There are quite a lot of authors I mean to get to but things always get in the way. Chester Himes was one of those names I knew of but had never read his stuff and hadn't had anyone else recommend him so I kept putting it off. He's most known for A Rage in Harlem only because it was filmed twice (once as Cotton Comes To Harlem), neither version is bad but neither are great.
You gotta love a good dollar bookstore.
While buying books for my daughters I scanned the Mystery shelf and found The Real Cool Killers. First off, there is that title. I'm already sold. It was a slim volume. I read the copyright date. 1959. I'm so in.
I learned a little bit about Himes before I began. The Real Cool Killers is part of his Coffin Ed and Grave Digger Jones series. (again, I'm so in) Not the first but it didn't seem like I needed to know much other than they are two Harlem cops in the 50s so I started reading. I doubt there has been a first chapter that grabbed me better than this one.
I just ranted in a previous post about slow starts. This was the antidote to that. It had a visceral sense of place, riveting action that came at me from all sides. It sets up a central mystery with no solution in sight. Knives were pulled, a juke joint was jumping, an axe was used, guns were fired and a man was dead and this is all in four pages!
When I read I like to be taken someplace else. What Himes does, by virtue of his own experience as one of the rare black writers of crime fiction, is to take the reader into Harlem and make you smell, hear, taste and feel every inch of it. It was a setting and a voice unlike anything I'd ever read except maybe the other African-American writer (who, like Himes, served prison time) Donald Goines who's Daddy Cool is also a favorite.
The plot moves briskly. All the action takes place in one night as Coffin Ed and Grave Digger search for the killer. Really, they aren't even the central characters. Grave Digger is absent for most of the book. They act more as recurring characters in the series more than the central figures.

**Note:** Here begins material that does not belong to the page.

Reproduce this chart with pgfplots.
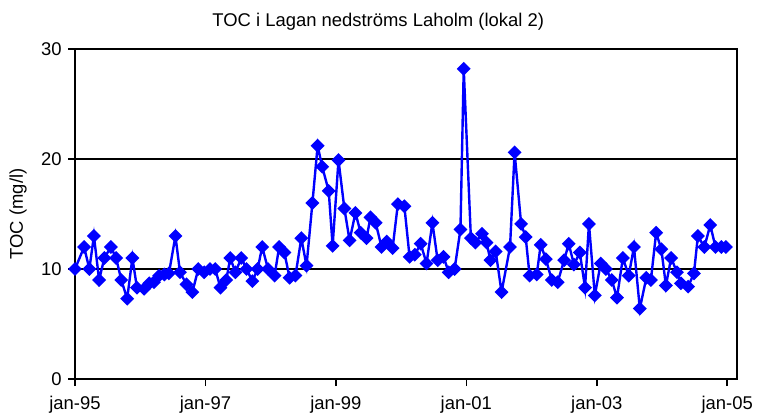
\documentclass[border=0pt]{standalone}
\usepackage{fontspec}
\setmainfont{Liberation Sans}
\usepackage{pgfplots}
\pgfplotsset{compat=1.18}

\begin{document}
\fontsize{18.5}{22}\selectfont
\begin{tikzpicture}
\useasboundingbox (-75bp,-40bp) rectangle (682bp,379bp);
\begin{axis}[
    at={(0,0)}, anchor=south west,
    scale only axis,
    width=662bp, height=330bp,
    xmin=0, xmax=10.15,
    ymin=0, ymax=30,
    xtick={0,2,4,6,8,10},
    xticklabels={jan-95,jan-97,jan-99,jan-01,jan-03,jan-05},
    ytick={0,10,20,30},
    tick align=outside,
    tick pos=left,
    major tick length=7bp,
    tick style={black, line width=1.5bp},
    axis line style={black, line width=1.8bp},
    ymajorgrids,
    grid style={black, line width=1.8bp},
    /pgf/number format/assume math mode=true,
    ticklabel style={font=\fontsize{18.5}{22}\selectfont},
    xticklabel style={yshift=-4bp},
    ylabel={TOC (mg/l)},
    ylabel style={at={(axis description cs:-0.086,0.5)}, anchor=center},
    clip=false,
]
\addplot[blue, line width=2.4bp, mark=square*, mark size=3.7bp,
         mark options={rotate=45, solid, fill=blue}] table {
x y
0.00 10.0
0.14 12.0
0.22 10.0
0.29 13.0
0.37 9.0
0.45 11.0
0.55 12.0
0.63 11.0
0.71 9.0
0.80 7.3
0.88 11.0
0.95 8.3
1.06 8.2
1.14 8.7
1.21 8.8
1.29 9.4
1.37 9.5
1.44 9.6
1.54 13.0
1.61 9.7
1.71 8.6
1.80 7.9
1.89 10.0
1.98 9.7
2.07 10.0
2.15 10.0
2.23 8.3
2.32 9.0
2.38 11.0
2.46 9.7
2.55 11.0
2.63 10.0
2.72 8.9
2.80 10.0
2.87 12.0
2.96 10.0
3.06 9.4
3.13 12.0
3.21 11.5
3.29 9.2
3.38 9.4
3.47 12.8
3.55 10.3
3.64 16.0
3.72 21.2
3.79 19.3
3.89 17.1
3.95 12.1
4.04 19.9
4.13 15.5
4.21 12.6
4.30 15.1
4.38 13.3
4.47 12.8
4.53 14.7
4.61 14.2
4.70 12.0
4.78 12.5
4.87 11.9
4.95 15.9
5.05 15.7
5.13 11.1
5.21 11.3
5.30 12.3
5.39 10.5
5.48 14.2
5.56 10.8
5.65 11.1
5.73 9.7
5.82 10.0
5.91 13.6
5.96 28.2
6.07 12.8
6.14 12.4
6.24 13.2
6.31 12.4
6.37 10.8
6.45 11.6
6.54 7.9
6.67 12.0
6.74 20.6
6.84 14.1
6.91 12.9
6.97 9.4
7.08 9.5
7.14 12.2
7.22 10.9
7.31 9.0
7.40 8.8
7.50 10.8
7.57 12.3
7.65 10.4
7.74 11.5
7.82 8.3
7.88 14.1
7.97 7.6
8.06 10.5
8.14 10.0
8.23 9.0
8.31 7.4
8.40 11.0
8.49 9.4
8.57 12.0
8.66 6.4
8.76 9.2
8.83 9.0
8.91 13.3
8.99 11.8
9.06 8.5
9.14 11.0
9.23 9.7
9.29 8.7
9.40 8.4
9.49 9.6
9.55 13.0
9.65 12.0
9.74 14.0
9.82 12.0
9.91 12.0
9.98 12.0
};
\node[anchor=base, yshift=23bp] at (rel axis cs:0.458,1) {TOC i Lagan nedströms Laholm (lokal 2)};
\end{axis}
\end{tikzpicture}
\end{document}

I won't spoil anything and honestly the plot was not what I was digging most. It was the mood, the language, the totally different feeling of it all. I was transported and that is the highest compliment I can pay to a book. Sure, some of the scenes dragged a bit. It is almost heartlessly bleak. It deals in unsavory actions and the cops are some of the most vicious people in the book. But I dare you – DARE YOU – to read the first chapter and not be hooked. And, as dangerous as the Harlem streets are depicted, I dare you not to want to walk those streets after you're done. If only because you feel like you know them so well already.
5 comments:
I dig the look of these Vintage Crime editions and have several.
I must have subconsciously heard the name Grave Digger Jones before. My current short story features a character with that very name. Of course, I'm changing that now.
I am shocked to say this is the first Chester Himes book mentioned. Megan included him in her book THE STREET ARE MINE. That's the only reason I know about him too.
I love the Coffin Ed and Gravedigger books. Great stuff.
P. S. I hope you saw the review of your book on my blog back in December.
Great review. And I choose Cover No. 1.